Required work: Give every line of the data again, unchanged, but with no pictures.

Data block:
__________
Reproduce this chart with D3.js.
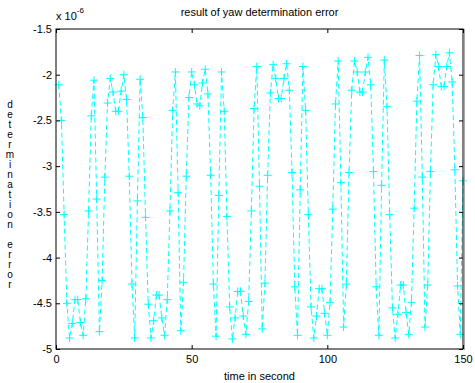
<!DOCTYPE html>
<html>
<head>
<meta charset="utf-8">
<script src="https://cdn.jsdelivr.net/npm/d3@7"></script>
<style>
  html, body { margin: 0; padding: 0; background: #fff; }
  svg { display: block; font-family: "Liberation Sans", Arial, sans-serif; }
</style>
</head>
<body>
<svg id="chart" width="475" height="383"></svg>
<script>
// time in seconds
const seconds = [1,2,3,4,5,6,7,8,9,10,11,12,13,14,15,16,17,18,19,20,21,22,23,24,25,26,27,28,29,30,
  31,32,33,34,35,36,37,38,39,40,41,42,43,44,45,46,47,48,49,50,51,52,53,54,55,56,57,58,59,60,
  61,62,63,64,65,66,67,68,69,70,71,72,73,74,75,76,77,78,79,80,81,82,83,84,85,86,87,88,89,90,
  91,92,93,94,95,96,97,98,99,100,101,102,103,104,105,106,107,108,109,110,111,112,113,114,115,116,117,118,119,120,
  121,122,123,124,125,126,127,128,129,130,131,132,133,134,135,136,137,138,139,140,141,142,143,144,145,146,147,148,149,150];
// yaw determination error, in units of 1e-6
const yawError = [
  -2.11,-2.50,-3.53,-4.50,-4.88,-4.72,-4.46,-4.46,-4.71,-4.85,
  -4.45,-3.49,-2.45,-2.06,-3.36,-4.81,-4.25,-3.12,-2.31,-2.04,
  -2.19,-2.40,-2.40,-2.18,-2.00,-2.27,-3.11,-4.29,-4.88,-3.38,
  -2.05,-2.47,-3.56,-4.51,-4.88,-4.69,-4.41,-4.41,-4.66,-4.85,
  -4.46,-3.49,-2.39,-1.97,-3.29,-4.80,-4.27,-3.11,-2.25,-1.97,
  -2.11,-2.32,-2.34,-2.09,-1.94,-2.21,-3.10,-4.29,-4.86,-3.32,
  -1.97,-2.40,-3.55,-4.54,-4.89,-4.66,-4.37,-4.37,-4.64,-4.84,
  -4.48,-3.49,-2.37,-1.91,-3.22,-4.78,-4.28,-3.10,-2.20,-1.89,
  -2.04,-2.26,-2.26,-2.04,-1.88,-2.17,-3.07,-4.32,-4.85,-3.26,
  -1.91,-2.39,-3.53,-4.54,-4.88,-4.64,-4.34,-4.34,-4.61,-4.85,
  -4.49,-3.47,-2.32,-1.85,-3.18,-4.76,-4.29,-3.07,-2.17,-1.85,
  -1.97,-2.19,-2.19,-1.97,-1.81,-2.11,-3.06,-4.32,-4.85,-3.21,
  -1.84,-2.35,-3.53,-4.55,-4.88,-4.62,-4.30,-4.30,-4.60,-4.84,
  -4.49,-3.46,-2.29,-1.79,-3.12,-4.76,-4.30,-3.06,-2.11,-1.78,
  -1.91,-2.13,-2.13,-1.91,-1.76,-2.08,-3.04,-4.31,-4.84,-3.16
];
const xTicks = [0, 50, 100, 150];
const yTicks = [-5, -4.5, -4, -3.5, -3, -2.5, -2, -1.5];
const titleText = "result of yaw determination error";
const xLabelText = "time in second";
const yLabelText = "determination error";

const svg = d3.select("#chart");
const L = 56, R = 463, T = 29, B = 349;
const x = d3.scaleLinear().domain([0, 150]).range([L, R]);
const y = d3.scaleLinear().domain([-5, -1.5]).range([B, T]);
const data = seconds.map((t, i) => ({t, v: yawError[i]}));

svg.append("rect").attr("width", 475).attr("height", 383).attr("fill", "#fff");

// line
const line = d3.line().x(d => x(d.t)).y(d => y(d.v));
svg.append("path").datum(data)
  .attr("d", line)
  .attr("fill", "none")
  .attr("stroke", "#00ffff")
  .attr("stroke-width", 1)
  .attr("stroke-dasharray", "5,3");

// plus markers
const s = 4;
svg.append("g").selectAll("path").data(data).join("path")
  .attr("d", d => `M${x(d.t) - s},${y(d.v)}H${x(d.t) + s}M${x(d.t)},${y(d.v) - s}V${y(d.v) + s}`)
  .attr("stroke", "#00ffff")
  .attr("stroke-width", 1)
  .attr("fill", "none");

// axes
const fmt = d => String(d);
const styleAxis = g => {
  g.selectAll("text").attr("font-size", 11).attr("fill", "#000")
    .attr("font-family", "'Liberation Sans', Arial, sans-serif");
  g.selectAll("line").attr("stroke", "#000");
  g.select(".domain").remove();
};
svg.append("g").attr("transform", `translate(${L},0)`)
  .call(d3.axisLeft(y).tickValues(yTicks).tickFormat(fmt).tickSizeInner(-4).tickSizeOuter(0).tickPadding(4))
  .call(styleAxis);
svg.append("g").attr("transform", `translate(${R},0)`)
  .call(d3.axisRight(y).tickValues(yTicks).tickFormat("").tickSizeInner(-4).tickSizeOuter(0))
  .call(styleAxis);
svg.append("g").attr("transform", `translate(0,${B})`)
  .call(d3.axisBottom(x).tickValues(xTicks).tickFormat(fmt).tickSizeInner(-4).tickSizeOuter(0).tickPadding(6))
  .call(styleAxis);
svg.append("g").attr("transform", `translate(0,${T})`)
  .call(d3.axisTop(x).tickValues(xTicks).tickFormat("").tickSizeInner(-4).tickSizeOuter(0))
  .call(styleAxis);

// frame
svg.append("rect").attr("x", L).attr("y", T).attr("width", R - L).attr("height", B - T)
  .attr("fill", "none").attr("stroke", "#000").attr("stroke-width", 1);
svg.append("line").attr("x1", R + 1.5).attr("x2", R + 1.5).attr("y1", T).attr("y2", B + 1)
  .attr("stroke", "#aaa").attr("stroke-width", 1);

// title
svg.append("text").attr("x", (L + R) / 2).attr("y", 16).attr("text-anchor", "middle")
  .attr("font-size", 11).text(titleText);

// exponent
const ex = svg.append("text").attr("x", L).attr("y", 20).attr("font-size", 11);
ex.append("tspan").text("x 10");
ex.append("tspan").attr("font-size", 8).attr("dy", -7).text("-6");

// x label
svg.append("text").attr("x", (L + R) / 2).attr("y", 380).attr("text-anchor", "middle")
  .attr("font-size", 11).text(xLabelText);

// y label: glyphs stacked vertically
const yl = svg.append("text").attr("font-size", 10).attr("text-anchor", "middle");
yLabelText.split("").forEach((ch, i) => {
  yl.append("tspan").attr("x", 10).attr("y", 108 + i * 10).text(ch);
});
</script>
</body>
</html>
__________
Result of this task:
Reproduce this chart with D3.js.
<!DOCTYPE html>
<html>
<head>
<meta charset="utf-8">
<script src="https://cdn.jsdelivr.net/npm/d3@7"></script>
<style>
  html, body { margin: 0; padding: 0; background: #fff; }
  svg { display: block; font-family: "Liberation Sans", Arial, sans-serif; }
</style>
</head>
<body>
<svg id="chart" width="475" height="383"></svg>
<script>
// time in seconds
const seconds = [1,2,3,4,5,6,7,8,9,10,11,12,13,14,15,16,17,18,19,20,21,22,23,24,25,26,27,28,29,30,
  31,32,33,34,35,36,37,38,39,40,41,42,43,44,45,46,47,48,49,50,51,52,53,54,55,56,57,58,59,60,
  61,62,63,64,65,66,67,68,69,70,71,72,73,74,75,76,77,78,79,80,81,82,83,84,85,86,87,88,89,90,
  91,92,93,94,95,96,97,98,99,100,101,102,103,104,105,106,107,108,109,110,111,112,113,114,115,116,117,118,119,120,
  121,122,123,124,125,126,127,128,129,130,131,132,133,134,135,136,137,138,139,140,141,142,143,144,145,146,147,148,149,150];
// yaw determination error, in units of 1e-6
const yawError = [
  -2.11,-2.50,-3.53,-4.50,-4.88,-4.72,-4.46,-4.46,-4.71,-4.85,
  -4.45,-3.49,-2.45,-2.06,-3.36,-4.81,-4.25,-3.12,-2.31,-2.04,
  -2.19,-2.40,-2.40,-2.18,-2.00,-2.27,-3.11,-4.29,-4.88,-3.38,
  -2.05,-2.47,-3.56,-4.51,-4.88,-4.69,-4.41,-4.41,-4.66,-4.85,
  -4.46,-3.49,-2.39,-1.97,-3.29,-4.80,-4.27,-3.11,-2.25,-1.97,
  -2.11,-2.32,-2.34,-2.09,-1.94,-2.21,-3.10,-4.29,-4.86,-3.32,
  -1.97,-2.40,-3.55,-4.54,-4.89,-4.66,-4.37,-4.37,-4.64,-4.84,
  -4.48,-3.49,-2.37,-1.91,-3.22,-4.78,-4.28,-3.10,-2.20,-1.89,
  -2.04,-2.26,-2.26,-2.04,-1.88,-2.17,-3.07,-4.32,-4.85,-3.26,
  -1.91,-2.39,-3.53,-4.54,-4.88,-4.64,-4.34,-4.34,-4.61,-4.85,
  -4.49,-3.47,-2.32,-1.85,-3.18,-4.76,-4.29,-3.07,-2.17,-1.85,
  -1.97,-2.19,-2.19,-1.97,-1.81,-2.11,-3.06,-4.32,-4.85,-3.21,
  -1.84,-2.35,-3.53,-4.55,-4.88,-4.62,-4.30,-4.30,-4.60,-4.84,
  -4.49,-3.46,-2.29,-1.79,-3.12,-4.76,-4.30,-3.06,-2.11,-1.78,
  -1.91,-2.13,-2.13,-1.91,-1.76,-2.08,-3.04,-4.31,-4.84,-3.16
];
const xTicks = [0, 50, 100, 150];
const yTicks = [-5, -4.5, -4, -3.5, -3, -2.5, -2, -1.5];
const titleText = "result of yaw determination error";
const xLabelText = "time in second";
const yLabelText = "determination error";

const svg = d3.select("#chart");
const L = 56, R = 463, T = 29, B = 349;
const x = d3.scaleLinear().domain([0, 150]).range([L, R]);
const y = d3.scaleLinear().domain([-5, -1.5]).range([B, T]);
const data = seconds.map((t, i) => ({t, v: yawError[i]}));

svg.append("rect").attr("width", 475).attr("height", 383).attr("fill", "#fff");

// line
const line = d3.line().x(d => x(d.t)).y(d => y(d.v));
svg.append("path").datum(data)
  .attr("d", line)
  .attr("fill", "none")
  .attr("stroke", "#00ffff")
  .attr("stroke-width", 1)
  .attr("stroke-dasharray", "5,3");

// plus markers
const s = 4;
svg.append("g").selectAll("path").data(data).join("path")
  .attr("d", d => `M${x(d.t) - s},${y(d.v)}H${x(d.t) + s}M${x(d.t)},${y(d.v) - s}V${y(d.v) + s}`)
  .attr("stroke", "#00ffff")
  .attr("stroke-width", 1)
  .attr("fill", "none");

// axes
const fmt = d => String(d);
const styleAxis = g => {
  g.selectAll("text").attr("font-size", 11).attr("fill", "#000")
    .attr("font-family", "'Liberation Sans', Arial, sans-serif");
  g.selectAll("line").attr("stroke", "#000");
  g.select(".domain").remove();
};
svg.append("g").attr("transform", `translate(${L},0)`)
  .call(d3.axisLeft(y).tickValues(yTicks).tickFormat(fmt).tickSizeInner(-4).tickSizeOuter(0).tickPadding(4))
  .call(styleAxis);
svg.append("g").attr("transform", `translate(${R},0)`)
  .call(d3.axisRight(y).tickValues(yTicks).tickFormat("").tickSizeInner(-4).tickSizeOuter(0))
  .call(styleAxis);
svg.append("g").attr("transform", `translate(0,${B})`)
  .call(d3.axisBottom(x).tickValues(xTicks).tickFormat(fmt).tickSizeInner(-4).tickSizeOuter(0).tickPadding(6))
  .call(styleAxis);
svg.append("g").attr("transform", `translate(0,${T})`)
  .call(d3.axisTop(x).tickValues(xTicks).tickFormat("").tickSizeInner(-4).tickSizeOuter(0))
  .call(styleAxis);

// frame
svg.append("rect").attr("x", L).attr("y", T).attr("width", R - L).attr("height", B - T)
  .attr("fill", "none").attr("stroke", "#000").attr("stroke-width", 1);
svg.append("line").attr("x1", R + 1.5).attr("x2", R + 1.5).attr("y1", T).attr("y2", B + 1)
  .attr("stroke", "#aaa").attr("stroke-width", 1);

// title
svg.append("text").attr("x", (L + R) / 2).attr("y", 16).attr("text-anchor", "middle")
  .attr("font-size", 11).text(titleText);

// exponent
const ex = svg.append("text").attr("x", L).attr("y", 20).attr("font-size", 11);
ex.append("tspan").text("x 10");
ex.append("tspan").attr("font-size", 8).attr("dy", -7).text("-6");

// x label
svg.append("text").attr("x", (L + R) / 2).attr("y", 380).attr("text-anchor", "middle")
  .attr("font-size", 11).text(xLabelText);

// y label: glyphs stacked vertically
const yl = svg.append("text").attr("font-size", 10).attr("text-anchor", "middle");
yLabelText.split("").forEach((ch, i) => {
  yl.append("tspan").attr("x", 10).attr("y", 108 + i * 10).text(ch);
});
</script>
</body>
</html>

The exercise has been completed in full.